第39話 ぼくの末路

『よくやったヒメル。この場を閉鎖していた〈識〉が消えたということは、……ブリジットの意識がなくなったんだろう』

 受けとりようによっては気絶しているとも死んでいるとも解釈できる言い方だ。そのどちらを彼は望んでいるのだろうか。



 ヒメルはカノーネを背中に戻した。背後で足音が聞こえたので警官かと思って振り向くと、いつの間にか気をとり戻したクラウスが近寄ってくる。ヒメルは少し驚いた様子を見せたが、戦科識使の彼女がクラウスを恐れることはない。さりげなく警官が駆け寄ってきているのを視野の隅で捉えると、ヒメルはクラウスに向き直った。

 クラウスは得体の知れない動物でも見るような目つきでヒメルを眺め、思い切ったように口を開いた。



「ぼ、ぼくを警察から逃がしてくれるように依頼したいんだけど」

「……あんた、何言ってんのよ」

 ヒメルの返答は問いかけでなく、明確な拒否の言葉だった。表情と声調でそれを雄弁に語ると、ヒメルは目の前の男に興味を失ったようにそっぽを向く。

「ちゃんと金は払うよ。あんたみたいな戦科識使は、金さえ払えば何でもやってくれるんだろう? だから……!」

 クラウスが懸命に食い下がった矢先に出会ったのは、柳眉を逆立てたヒメルの赫怒だ。何が彼女の逆鱗に触れたのか理解できないクラウスがさらに言葉を続けようとする。



 そのクラウスの口を塞ぐように、ヒメルの手が閃いた。高らかに音が鳴り、したたかに頬を張られたクラウスが尻餅を着く。呆然と見上げる彼を汚らわしそうに見やり、ヒメルは背を向けて歩き出した。

 クラウスは小刻みに震えている。見開かれた双眸は、すでに現実を直視してはいない。その手が拳銃を掴み、ヒメルへと銃口が動いた。ヒメルはクラウスのことなど眼中にないのか、彼の殺意に気づく気配はない。



『ヒメル、危ない!』

 ゲアハルトの警告にヒメルが首を巡らして後背に目をやったとき、銃声が響いた。

 深紅の液体が宙に飛び散り、路面に濡れた花弁を咲かせた。それはすぐに滝のような血潮に上塗りされる。クラウスが銃をとり落とし、右腕の銃創を押さえてのたうち回った。
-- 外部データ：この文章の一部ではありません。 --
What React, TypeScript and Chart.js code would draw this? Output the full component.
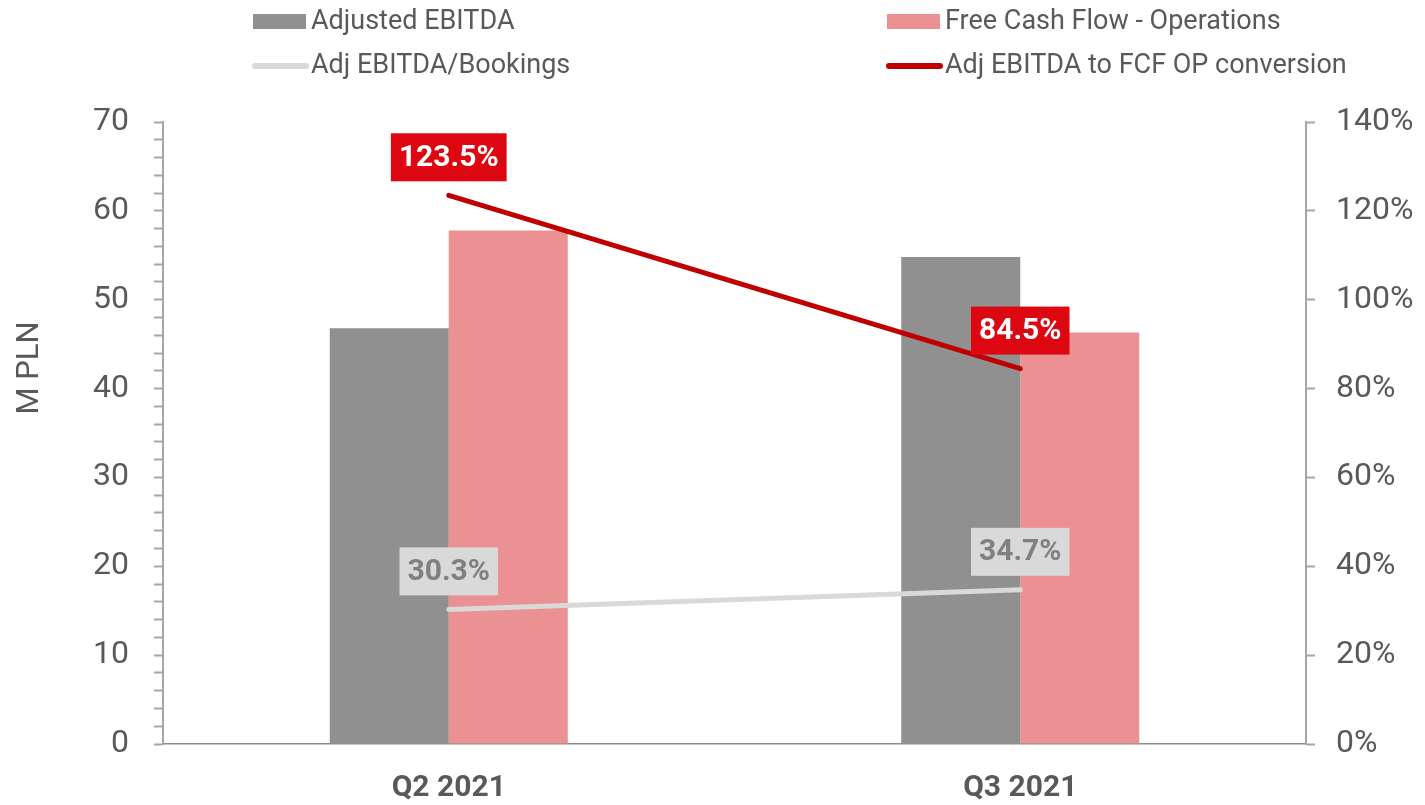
import React, { useEffect, useRef } from "react";
import { Chart, registerables } from "chart.js";

Chart.register(...registerables);

const categories = ["Q2 2021", "Q3 2021"];
const adjustedEbitda = [46.8, 54.8];
const fcfOperations = [57.8, 46.3];
const ebitdaBookings = [30.3, 34.7];
const conversion = [123.5, 84.5];

const leftTicksMax = 70;
const rightTicksMax = 140;

const FONT = "Roboto";
const TEXT = "#595959";
const AXIS = "#a6a6a6";

const legendPlugin = {
  id: "gridLegend",
  afterDraw(chart: any) {
    const ctx = chart.ctx;
    const cols = [253, 887];
    const rows = [21.5, 66];
    const baselines = [29, 73];
    ctx.save();
    chart.data.datasets.forEach((ds: any, i: number) => {
      const col = cols[i % 2];
      const row = Math.floor(i / 2);
      const cy = rows[row];
      if (ds.type === "line") {
        ctx.strokeStyle = ds.borderColor;
        ctx.lineWidth = 6;
        ctx.lineCap = "round";
        ctx.beginPath();
        ctx.moveTo(col + 2, cy);
        ctx.lineTo(col + 53, cy);
        ctx.stroke();
      } else {
        ctx.fillStyle = ds.backgroundColor;
        ctx.fillRect(col, cy - 7.5, 53, 15);
      }
      ctx.fillStyle = TEXT;
      ctx.font = `27px ${FONT}`;
      ctx.textAlign = "left";
      ctx.textBaseline = "alphabetic";
      ctx.fillText(ds.label, col + 58, baselines[row]);
    });
    ctx.restore();
  },
};

const axisTitlePlugin = {
  id: "axisTitle",
  afterDraw(chart: any) {
    const ctx = chart.ctx;
    ctx.save();
    ctx.translate(30, 368);
    ctx.rotate(-Math.PI / 2);
    ctx.fillStyle = TEXT;
    ctx.font = `31px ${FONT}`;
    ctx.textAlign = "center";
    ctx.textBaseline = "middle";
    ctx.fillText("M PLN", 0, 0);
    ctx.restore();
  },
};

const labelPlugin = {
  id: "boxLabels",
  afterDatasetsDraw(chart: any) {
    const ctx = chart.ctx;
    ctx.save();
    chart.data.datasets.forEach((ds: any, i: number) => {
      if (ds.type !== "line") return;
      const meta = chart.getDatasetMeta(i);
      meta.data.forEach((pt: any, j: number) => {
        const text = ds.data[j].toFixed(1) + "%";
        ctx.font = `bold 30px ${FONT}`;
        const w = ctx.measureText(text).width + 16;
        const h = 48;
        const bottom = pt.y - 14;
        ctx.fillStyle = ds.labelBg;
        ctx.fillRect(pt.x - w / 2, bottom - h, w, h);
        ctx.fillStyle = ds.labelColor;
        ctx.textAlign = "center";
        ctx.textBaseline = "middle";
        ctx.fillText(text, pt.x, bottom - h / 2 + 1);
      });
    });
    ctx.restore();
  },
};

export default function App() {
  const ref = useRef<HTMLCanvasElement | null>(null);
  useEffect(() => {
    if (!ref.current) return;
    Chart.defaults.font.family = FONT;
    const chart = new Chart(ref.current, {
      type: "bar",
      data: {
        labels: categories,
        datasets: [
          {
            type: "bar",
            label: "Adjusted EBITDA",
            data: adjustedEbitda,
            backgroundColor: "#909090",
            yAxisID: "y",
            order: 2,
            categoryPercentage: 0.4165,
            barPercentage: 1,
          } as any,
          {
            type: "bar",
            label: "Free Cash Flow - Operations",
            data: fcfOperations,
            backgroundColor: "#eb9093",
            yAxisID: "y",
            order: 2,
            categoryPercentage: 0.4165,
            barPercentage: 1,
          } as any,
          {
            type: "line",
            label: "Adj EBITDA/Bookings",
            data: ebitdaBookings,
            borderColor: "#d9d9d9",
            backgroundColor: "#d9d9d9",
            borderWidth: 5,
            borderCapStyle: "round",
            pointRadius: 0,
            yAxisID: "y1",
            order: 1,
            labelBg: "#d9d9d9",
            labelColor: "#808080",
          } as any,
          {
            type: "line",
            label: "Adj EBITDA to FCF OP conversion",
            data: conversion,
            borderColor: "#c00000",
            backgroundColor: "#c00000",
            borderWidth: 5,
            borderCapStyle: "round",
            pointRadius: 0,
            yAxisID: "y1",
            order: 0,
            labelBg: "#dc0711",
            labelColor: "#ffffff",
          } as any,
        ],
      },
      options: {
        animation: false,
        responsive: false,
        layout: { padding: { top: 122, left: 0, right: 0, bottom: 0 } },
        plugins: {
          legend: { display: false },
          tooltip: { enabled: false },
        },
        scales: {
          x: {
            grid: { display: false, drawTicks: false },
            border: { display: true, color: "#8c8c8c", width: 1.5 },
            ticks: {
              color: TEXT,
              font: { family: FONT, size: 30, weight: "bold" },
              padding: 26,
            },
            afterFit: (s: any) => {
              s.height = 61;
            },
          },
          y: {
            position: "left",
            min: 0,
            max: leftTicksMax,
            grid: {
              display: true,
              drawOnChartArea: false,
              drawTicks: true,
              tickLength: 9,
              tickColor: AXIS,
              tickWidth: 2,
            },
            border: { display: true, color: AXIS, width: 2 },
            ticks: {
              stepSize: 2,
              autoSkip: false,
              color: TEXT,
              font: { family: FONT, size: 32 },
              padding: 25,
              callback: (v: any) => (Number(v) % 10 === 0 ? String(v) : ""),
            },
            afterFit: (s: any) => {
              s.width = 163;
            },
          },
          y1: {
            position: "right",
            min: 0,
            max: rightTicksMax,
            grid: {
              display: true,
              drawOnChartArea: false,
              drawTicks: true,
              tickLength: 9,
              tickColor: AXIS,
              tickWidth: 2,
            },
            border: { display: true, color: AXIS, width: 2 },
            ticks: {
              stepSize: 20,
              autoSkip: false,
              color: TEXT,
              font: { family: FONT, size: 32 },
              padding: 21,
              callback: (v: any) => v + "%",
            },
            afterFit: (s: any) => {
              s.width = 119;
            },
          },
        },
      } as any,
      plugins: [legendPlugin, axisTitlePlugin, labelPlugin],
    });
    return () => chart.destroy();
  }, []);
  return (
    <div style={{ position: "fixed", left: 0, top: 0, width: 1425, height: 805, background: "#fff" }}>
      <canvas ref={ref} width={1425} height={805} style={{ width: 1425, height: 805 }} />
    </div>
  );
}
 そのさまを見たヒメルが視線を転じると、三角巾で左腕を吊り右手に銃を持ったデダラス刑事が走り寄ってくるところだった。彼の手にしている拳銃が硝煙を吐き出している。

 デダラスは、地面でもがくクラウスの横に立って彼を見下ろした。脂汗を浮かべてクラウスが刑事を見返す。太陽を背負って逆光に浮かぶ刑事の姿を、クラウスがどう思ったのかは分からない。デダラスは後ろにいた制服警官に言う。

「連行してくれ」

 両脇を挟まれて連行されるクラウスに生者の面影はない。引きずられるようにクラウスは連れて行かれた。



「よかった。無事そうだな」

 銃を懐にしまったデダラスがヒメルを前にして言った。

「助けられたみたいね、ありがとう。撃たれたって聞いたけど、あなたは大丈夫なの」

「ああ。ヒメルに比べれば何でもない。実は、気になって病院を抜けてきたんだ。ゲアハルト、最後にいい場面をもらってしまって悪かったな」

「その根性に免じて、今回は譲ってやるさ」

 デダラスは相好を崩した。いつも切羽詰まったような顔つきをしているデダラスも、久しぶりに緊張が緩んだらしい。デダラスは手を挙げて二人に別れを告げると、警官が働く輪のなかに戻っていった。

 ヒメル、そしてゲアハルトも謝意を込めて刑事の背を見送った。